Dr. Scott Ross, the vice president and chief medical officer of Cleveland Clinic in Weston, doesn’t have the conventional biography of someone in his position. He took a circuitous route: He knew he wanted to become a doctor, but having lost his mother to cancer when she was 42, Ross says he “came across during the interviews as wanting to do medicine for all the wrong reasons—to avenge my mother’s death at such a young age.” Nearly a decade at South Carolina Electric & Gas Company followed a five-year stint at an HVAC company. His epiphany: “I was a biology major in an engineers’ world, and this is not going to keep me happy when I’m 60 or 70 years of age.” So, Ross left his well-paying job and uprooted his wife and four sons to relocate to Dominica to attend medical school. It’s a long way from electric and gas delivery to organ transplants. Ross spoke to SFBW about the emergence of Cleveland Clinic as a major player in the South Florida medical sector.
I’m interested in midlife career changes, because I’ve been reading that although employers have a preference for younger workers, they actually are more satisfied with their midcareer employees.
When I’m trying to staff a hospital, I will say that the difference is that when you look at someone fresh out of college or graduate school, there’s still an uncertainty, a risk that you take with that person, whereas if you get someone who is seasoned, perhaps their goals in life are much more defined; they realize what’s important to them in a career path. What motivates a younger generation is different from what motivates previous generations, and in healthcare today, stability of the workforce is key.
Cleveland Clinic is a brand that is so venerable and yet it’s identified with a part of the country that’s not Florida, so let’s clear up any kind of confusion.

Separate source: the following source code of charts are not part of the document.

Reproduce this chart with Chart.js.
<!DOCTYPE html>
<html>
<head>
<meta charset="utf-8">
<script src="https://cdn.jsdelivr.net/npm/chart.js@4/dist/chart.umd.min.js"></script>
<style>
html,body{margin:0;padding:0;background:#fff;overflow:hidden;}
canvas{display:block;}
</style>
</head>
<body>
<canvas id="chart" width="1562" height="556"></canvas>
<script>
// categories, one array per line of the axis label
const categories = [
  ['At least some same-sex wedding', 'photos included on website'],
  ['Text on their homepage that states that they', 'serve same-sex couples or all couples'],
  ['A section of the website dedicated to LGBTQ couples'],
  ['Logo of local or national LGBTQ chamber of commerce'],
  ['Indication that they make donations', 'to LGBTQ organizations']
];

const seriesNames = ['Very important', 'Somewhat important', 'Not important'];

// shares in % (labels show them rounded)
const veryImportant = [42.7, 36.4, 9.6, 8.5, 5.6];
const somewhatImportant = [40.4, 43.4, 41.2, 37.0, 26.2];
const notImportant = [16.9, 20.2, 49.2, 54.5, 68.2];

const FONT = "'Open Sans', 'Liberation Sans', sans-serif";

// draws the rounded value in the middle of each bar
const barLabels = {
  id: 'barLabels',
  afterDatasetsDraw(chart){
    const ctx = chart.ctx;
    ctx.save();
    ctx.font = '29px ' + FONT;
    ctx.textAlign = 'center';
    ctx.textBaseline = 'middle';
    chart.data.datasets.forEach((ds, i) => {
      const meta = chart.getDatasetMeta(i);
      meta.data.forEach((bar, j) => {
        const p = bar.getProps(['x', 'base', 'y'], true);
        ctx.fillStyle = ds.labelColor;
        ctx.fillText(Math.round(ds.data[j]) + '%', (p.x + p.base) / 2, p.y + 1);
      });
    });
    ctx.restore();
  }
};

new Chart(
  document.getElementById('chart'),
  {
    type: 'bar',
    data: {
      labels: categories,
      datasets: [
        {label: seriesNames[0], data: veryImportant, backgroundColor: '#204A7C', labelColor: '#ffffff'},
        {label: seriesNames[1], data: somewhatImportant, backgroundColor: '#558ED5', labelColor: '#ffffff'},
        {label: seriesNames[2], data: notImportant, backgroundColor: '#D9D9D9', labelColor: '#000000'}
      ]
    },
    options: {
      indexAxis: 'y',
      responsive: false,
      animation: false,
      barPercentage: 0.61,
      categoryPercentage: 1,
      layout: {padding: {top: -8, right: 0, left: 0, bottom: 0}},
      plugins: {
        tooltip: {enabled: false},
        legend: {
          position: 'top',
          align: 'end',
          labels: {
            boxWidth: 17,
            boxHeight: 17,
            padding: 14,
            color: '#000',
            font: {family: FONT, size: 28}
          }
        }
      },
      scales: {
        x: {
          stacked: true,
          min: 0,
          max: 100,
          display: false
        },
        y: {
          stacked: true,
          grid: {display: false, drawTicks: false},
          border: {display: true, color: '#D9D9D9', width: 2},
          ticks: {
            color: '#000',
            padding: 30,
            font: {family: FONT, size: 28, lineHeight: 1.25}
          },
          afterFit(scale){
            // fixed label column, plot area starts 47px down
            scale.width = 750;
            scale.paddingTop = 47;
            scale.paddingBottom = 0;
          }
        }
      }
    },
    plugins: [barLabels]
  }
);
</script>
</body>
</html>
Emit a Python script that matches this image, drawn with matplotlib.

Cleveland Clinic was founded in in Cleveland, Ohio, and what made Florida attractive for expansion was obviously the snowbirds. The clinic found that a lot of people in Cleveland came down to South Florida for the winter months, so that was what kicked off the opportunity here in Florida. It was 35 years ago that I graduated from high school, and that’s the year that Cleveland Clinic decided that Florida would be its extension outside of Ohio. So, when Cleveland Clinic was built here, it was built with the mindset to mimic the main campus. I tell everybody we’re a mini-main, and that is not just for brand; it’s for the quality metrics that we see.
And how does the Weston campus compare to other Cleveland Clinics around the world?
What you may not know is if you look at Cleveland Clinic in Weston, the complexity of patients that we see is second to main campus only. Cleveland Clinic Weston is second only to the main campus when it comes to the acuity of patients—whether it’s Abu Dhabi, London, Canada, Vegas or the multiple hospitals in the greater Cleveland area. We are one of the smallest, if not the smallest hospital, that actually does kidney transplants, liver transplants and heart transplants. We not only share the name of Cleveland Clinic, but we share the care that the main campus provides. It’s more than a name; it’s a philosophy. It’s an approach to healthcare.
Can you talk about the increasingly high profile of the transplant program?
Twelve years ago, we decided to open up a transplant center—kidney, liver and heart, and we have successfully grown those to make an impact here in South Florida. And when I say an impact here, I’m talking about changing people’s lives. It’s not about being the biggest, because I think we’re all partners. Cleveland Clinic is just one hospital here in South Florida, so we need to be partners with other hospitals. There are other hospitals in South Florida that do kidney transplants, but we just happen to be the unique hospital that does kidney transplants for those patients who entrust us with their care. As far as liver transplants, Jackson still does them, Broward Hospital has been in and out of the market; they’re currently no longer doing them, so Cleveland Clinic is in a unique situation. Not only do we take care of patients that we transplanted or that we’re working up for transplant, but we also take care of all those patients previously transplanted by Broward. We’re their closest facility to provide that post-transplant care. Then if you look at heart transplant, we are one of the fastest growing hospitals.